Franco menceritakan tentang narasumber yang dia wawancarai. Misalnya Ato, seorang nelayan yang dianggap gila oleh masyarakat sekitar lantaran sering menghabiskan waktunya untuk menanam kembali pohon mangrove. Hal itu dia lakukan sebagai jalan penebusan dosa karena dulu pernah banyak menebang mangrove. Selain itu, rusaknya mangrove berdampak signifikan terhadap produktivitas hasil tangkapan kepiting bakau nelayan di desanya.
“Ketika berbicara lingkungan dan konservasi, kita mesti banyak mendengar dan memberdayakan orang-orang yang tinggal di sekitar. Saya kira sulit untuk melestarikan hutan, laut atau apapun itu, jika kita membiarkan orang-orang di sekitarnya sekarat,” ujar Franco.

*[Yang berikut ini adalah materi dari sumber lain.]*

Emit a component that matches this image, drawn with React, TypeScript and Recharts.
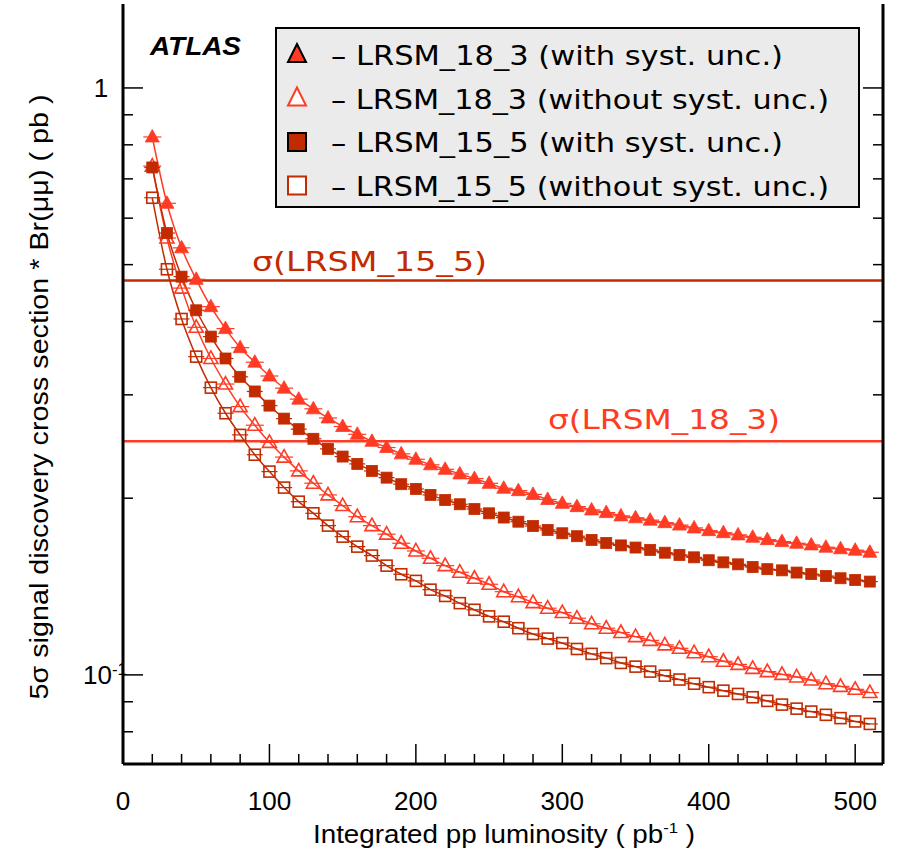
import React from 'react';
import { ComposedChart, Line, XAxis, YAxis, ReferenceLine } from 'recharts';

// integrated luminosity points (pb^-1)
const LUMI = [
  20, 30, 40, 50, 60, 70, 80, 90, 100, 110, 120, 130, 140, 150, 160, 170, 180, 190, 200, 210,
  220, 230, 240, 250, 260, 270, 280, 290, 300, 310, 320, 330, 340, 350, 360, 370, 380, 390, 400, 410,
  420, 430, 440, 450, 460, 470, 480, 490, 500, 510,
];

// LRSM_18_3 with syst. unc.
const TRI_SYST = [
  0.825, 0.636, 0.534, 0.472, 0.424, 0.389, 0.361, 0.341, 0.323, 0.308, 0.295, 0.284, 0.274, 0.265, 0.257, 0.250, 0.244, 0.238, 0.233, 0.228,
  0.224, 0.220, 0.216, 0.212, 0.208, 0.206, 0.203, 0.199, 0.196, 0.1935, 0.191, 0.189, 0.1866, 0.1852, 0.1835, 0.1817, 0.180, 0.178, 0.1761, 0.1747,
  0.1732, 0.1716, 0.1700, 0.1687, 0.1676, 0.1665, 0.1650, 0.1640, 0.1631, 0.1618,
];
// LRSM_18_3 without syst. unc.
const TRI_NOSYST = [
  0.736, 0.555, 0.456, 0.391, 0.346, 0.313, 0.2865, 0.2663, 0.249, 0.235, 0.2226, 0.2121, 0.2026, 0.1943, 0.186, 0.1796, 0.1737, 0.1676, 0.1626, 0.158,
  0.1535, 0.1496, 0.1461, 0.1427, 0.1386, 0.1359, 0.1328, 0.1299, 0.1277, 0.1249, 0.1222, 0.1201, 0.1181, 0.1162, 0.1145, 0.1125, 0.111, 0.1091, 0.1074, 0.1055,
  0.1042, 0.1026, 0.1013, 0.1002, 0.0992, 0.0980, 0.0966, 0.0956, 0.0945, 0.0933,
];
// LRSM_15_5 with syst. unc.
const SQ_SYST = [
  0.732, 0.566, 0.477, 0.418, 0.377, 0.346, 0.322, 0.304, 0.2876, 0.2733, 0.2622, 0.2525, 0.2427, 0.2355, 0.2288, 0.2226, 0.2168, 0.2113, 0.2074, 0.2026,
  0.1986, 0.1953, 0.1917, 0.1885, 0.1854, 0.1824, 0.1793, 0.1766, 0.1743, 0.1723, 0.1698, 0.1678, 0.1662, 0.1648, 0.1633, 0.1615, 0.1601, 0.1586, 0.1568, 0.1555,
  0.1543, 0.1527, 0.1514, 0.1507, 0.1494, 0.1485, 0.1474, 0.1461, 0.1451, 0.1442,
];
// LRSM_15_5 without syst. unc.
const SQ_NOSYST = [
  0.650, 0.491, 0.404, 0.3485, 0.3086, 0.2791, 0.2564, 0.2372, 0.222, 0.2085, 0.1973, 0.1885, 0.1796, 0.172, 0.1654, 0.1597, 0.1535, 0.1484, 0.1446, 0.1397,
  0.1363, 0.1325, 0.1291, 0.1258, 0.1232, 0.1201, 0.1174, 0.1153, 0.1133, 0.1107, 0.1086, 0.1068, 0.1048, 0.1033, 0.1013, 0.0997, 0.0982, 0.0966, 0.0953, 0.0940,
  0.0928, 0.0916, 0.0903, 0.0890, 0.0876, 0.0866, 0.0855, 0.0844, 0.0833, 0.0825,
];

// theory cross sections
const SIGMA_15_5 = 0.47;
const SIGMA_18_3 = 0.25;

const X_TICKS = [0, 20, 40, 60, 80, 100, 120, 140, 160, 180, 200, 220, 240, 260, 280, 300, 320, 340, 360, 380, 400, 420, 440, 460, 480, 500];
const Y_TICKS = [0.08, 0.09, 0.1, 0.2, 0.3, 0.4, 0.5, 0.6, 0.7, 0.8, 0.9, 1];

const RED = '#ff3b24';
const DARK = '#c22b00';
const TICK_FONT = "'Liberation Sans Narrow', 'Liberation Sans', Arial, sans-serif";
const GEO_FONT = "'DejaVu Sans', Verdana, sans-serif";

const data = LUMI.map((l, i) => ({
  lumi: l,
  triSyst: TRI_SYST[i],
  triNoSyst: TRI_NOSYST[i],
  sqSyst: SQ_SYST[i],
  sqNoSyst: SQ_NOSYST[i],
}));

function Marker({ cx, cy, shape, filled, color }: any) {
  if (cx == null || cy == null) return null;
  if (shape === 'tri') {
    const pts = `${cx},${cy - 7.5} ${cx - 7},${cy + 5} ${cx + 7},${cy + 5}`;
    return (
      <g>
        <line x1={cx - 9} x2={cx + 9} y1={cy} y2={cy} stroke={color} strokeWidth={1.2} />
        <polygon points={pts} fill={filled ? color : 'none'} stroke={color} strokeWidth={filled ? 0.8 : 1.6} />
      </g>
    );
  }
  return (
    <g>
      <line x1={cx - 8} x2={cx + 8} y1={cy} y2={cy} stroke={color} strokeWidth={1.2} />
      <rect x={cx - 5.5} y={cy - 5.5} width={11} height={11} fill={filled ? color : 'none'} stroke={color} strokeWidth={filled ? 0.8 : 1.6} />
    </g>
  );
}

const dotFor = (shape: string, filled: boolean, color: string) => (p: any) => (
  <Marker key={`d-${shape}-${filled}-${p.index}`} cx={p.cx} cy={p.cy} shape={shape} filled={filled} color={color} />
);

function BottomTick({ x, y, payload }: any) {
  const major = payload.value % 100 === 0;
  const label = String(payload.value);
  return (
    <g>
      <line x1={x} x2={x} y1={y} y2={y - (major ? 20 : 10)} stroke="#000" strokeWidth={1.5} />
      {major && (
        <text x={x} y={y + 46} textAnchor="middle" fontSize={25} fontFamily={TICK_FONT} textLength={14.5 * label.length} lengthAdjust="spacingAndGlyphs">
          {label}
        </text>
      )}
    </g>
  );
}

function TopTick({ x, y, payload }: any) {
  const major = payload.value % 100 === 0;
  return <line x1={x} x2={x} y1={y} y2={y + (major ? 20 : 10)} stroke="#000" strokeWidth={1.5} />;
}

function LeftTick({ x, y, payload }: any) {
  const v = payload.value;
  const major = Math.abs(v - 1) < 1e-9 || Math.abs(v - 0.1) < 1e-9;
  return (
    <g>
      <line x1={x} x2={x + (major ? 20 : 10)} y1={y} y2={y} stroke="#000" strokeWidth={1.5} />
      {Math.abs(v - 1) < 1e-9 && (
        <text x={x - 22} y={y + 9} textAnchor="middle" fontSize={26} fontFamily="'Liberation Sans', Arial">1</text>
      )}
      {Math.abs(v - 0.1) < 1e-9 && (
        <text x={x - 40} y={y + 9} fontSize={26} fontFamily="'Liberation Sans', Arial">
          10<tspan dy={-9} fontSize={17}>-1</tspan>
        </text>
      )}
    </g>
  );
}

function RightTick({ x, y, payload }: any) {
  const v = payload.value;
  const major = Math.abs(v - 1) < 1e-9 || Math.abs(v - 0.1) < 1e-9;
  return <line x1={x} x2={x - (major ? 20 : 10)} y1={y} y2={y} stroke="#000" strokeWidth={1.5} />;
}

const LEGEND = [
  { label: '– LRSM_18_3 (with syst. unc.)', shape: 'tri', filled: true, color: RED, len: 452 },
  { label: '– LRSM_18_3 (without syst. unc.)', shape: 'tri', filled: false, color: RED, len: 498 },
  { label: '– LRSM_15_5 (with syst. unc.)', shape: 'sq', filled: true, color: DARK, len: 452 },
  { label: '– LRSM_15_5 (without syst. unc.)', shape: 'sq', filled: false, color: DARK, len: 498 },
];

function LegendBox() {
  return (
    <svg width={897} height={861} style={{ position: 'absolute', left: 0, top: 0, pointerEvents: 'none' }}>
      <text x={150} y={55} fontSize={26} fontWeight="bold" fontStyle="italic" fontFamily="'Liberation Sans', Arial" textLength={91} lengthAdjust="spacingAndGlyphs">
        ATLAS
      </text>
      <rect x={276} y={28} width={583} height={179} fill="#ebebeb" stroke="#000" strokeWidth={2} />
      {LEGEND.map((e, i) => {
        const cy = 55 + i * 43.5;
        const cx = 297;
        return (
          <g key={e.label}>
            {e.shape === 'tri' ? (
              <polygon
                points={`${cx},${cy - 11} ${cx - 9},${cy + 7} ${cx + 9},${cy + 7}`}
                fill={e.filled ? e.color : '#fff'}
                stroke={e.filled ? '#000' : e.color}
                strokeWidth={2}
              />
            ) : (
              <rect x={cx - 9} y={cy - 9} width={18} height={18} fill={e.filled ? e.color : '#fff'} stroke={e.filled ? '#000' : e.color} strokeWidth={2} />
            )}
            <text x={331} y={cy + 10} fontSize={27} fontFamily={GEO_FONT} textLength={e.len} lengthAdjust="spacingAndGlyphs">
              {e.label}
            </text>
          </g>
        );
      })}
    </svg>
  );
}

export default function App() {
  return (
    <div style={{ position: 'absolute', left: 0, top: 0, width: 897, height: 861, background: '#fff' }}>
      <ComposedChart width={897} height={861} data={data} margin={{ top: 4, right: 0, bottom: 0, left: 0 }}>
        <XAxis
          xAxisId="b"
          dataKey="lumi"
          type="number"
          domain={[0, 519]}
          ticks={X_TICKS}
          interval={0}
          height={97}
          tickSize={0}
          tickMargin={0}
          tickLine={false}
          tick={<BottomTick />}
          axisLine={{ stroke: '#000', strokeWidth: 3 }}
          allowDataOverflow
          label={{
            content: ({ viewBox }: any) => (
              <text x={viewBox.x + viewBox.width / 2 + 1} y={viewBox.y + 79} textAnchor="middle" fontSize={25} fontFamily={TICK_FONT} textLength={382} lengthAdjust="spacingAndGlyphs">
                Integrated pp luminosity ( pb<tspan dy={-10} fontSize={15}>-1</tspan><tspan dy={10}> )</tspan>
              </text>
            ),
          }}
        />
        <XAxis
          xAxisId="t"
          orientation="top"
          dataKey="lumi"
          type="number"
          domain={[0, 519]}
          ticks={X_TICKS}
          interval={0}
          height={0}
          tickSize={0}
          tickMargin={0}
          tickLine={false}
          tick={<TopTick />}
          axisLine={{ stroke: '#000', strokeWidth: 3 }}
          allowDataOverflow
        />
        <YAxis
          yAxisId="l"
          type="number"
          scale="log"
          domain={[0.0705, 1.39]}
          ticks={Y_TICKS}
          interval={0}
          width={123}
          tickSize={0}
          tickMargin={0}
          tickLine={false}
          tick={<LeftTick />}
          axisLine={{ stroke: '#000', strokeWidth: 3 }}
          allowDataOverflow
          label={{
            content: () => (
              <text x={48} y={397} transform="rotate(-90 48 397)" textAnchor="middle" fontSize={25} fontFamily={TICK_FONT} textLength={605} lengthAdjust="spacingAndGlyphs">
                5σ signal discovery cross section * Br(μμ) ( pb )
              </text>
            ),
          }}
        />
        <YAxis
          yAxisId="r"
          orientation="right"
          type="number"
          scale="log"
          domain={[0.0705, 1.39]}
          ticks={Y_TICKS}
          interval={0}
          width={14}
          tickSize={0}
          tickMargin={0}
          tickLine={false}
          tick={<RightTick />}
          axisLine={{ stroke: '#000', strokeWidth: 3 }}
          allowDataOverflow
        />
        <ReferenceLine
          xAxisId="b"
          yAxisId="l"
          y={SIGMA_15_5}
          stroke={DARK}
          strokeWidth={2.5}
          label={{
            content: ({ viewBox }: any) => (
              <text x={viewBox.x + 129} y={viewBox.y - 9} fill={DARK} fontSize={27} fontFamily={GEO_FONT} textLength={235} lengthAdjust="spacingAndGlyphs">
                σ(LRSM_15_5)
              </text>
            ),
          }}
        />
        <ReferenceLine
          xAxisId="b"
          yAxisId="l"
          y={SIGMA_18_3}
          stroke={RED}
          strokeWidth={2.5}
          label={{
            content: ({ viewBox }: any) => (
              <text x={viewBox.x + 425} y={viewBox.y - 12} fill={RED} fontSize={27} fontFamily={GEO_FONT} textLength={232} lengthAdjust="spacingAndGlyphs">
                σ(LRSM_18_3)
              </text>
            ),
          }}
        />
        <Line xAxisId="b" yAxisId="l" type="monotone" dataKey="sqNoSyst" stroke={DARK} strokeWidth={1.5} dot={dotFor('sq', false, DARK)} activeDot={false} isAnimationActive={false} />
        <Line xAxisId="b" yAxisId="l" type="monotone" dataKey="triNoSyst" stroke={RED} strokeWidth={1.5} dot={dotFor('tri', false, RED)} activeDot={false} isAnimationActive={false} />
        <Line xAxisId="b" yAxisId="l" type="monotone" dataKey="sqSyst" stroke={DARK} strokeWidth={1.5} dot={dotFor('sq', true, DARK)} activeDot={false} isAnimationActive={false} />
        <Line xAxisId="b" yAxisId="l" type="monotone" dataKey="triSyst" stroke={RED} strokeWidth={1.5} dot={dotFor('tri', true, RED)} activeDot={false} isAnimationActive={false} />
      </ComposedChart>
      <LegendBox />
    </div>
  );
}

Djufryhard, sebagai pembicara berikut dan merupakan perwakilan Jaring Advokasi Pengelolaan Sumberdaya Alam (Japesda) kembali mengingatkan bahwa Wallacea itu sangat penting tidak hanya di Indonesia, tapi untuk dunia. Dia juga mengajak lembaga-lembaga non pemerintah yang hadir untuk melakukan refleksi, bahwa jangan datang ketika baru ada kerusakan.
Masalah paling utama di Gorontalo, lanjut dia, adalah pembukaan lahan jagung secara masif. Kita tidak pernah mengidentifikasi apa yang terjadi sebelum itu. Dirinya pun mengajak semua yang ada untuk bersama-sama memproduksi cerita-cerita baru yang baik, seperti tema diskusi.
“Kalau garis Wallacea hanya sekadar garis imajiner, mari wujudkan garis itu tidak sekadar imajinasi dan berakhir di diskusi,” ujar Djufryhard.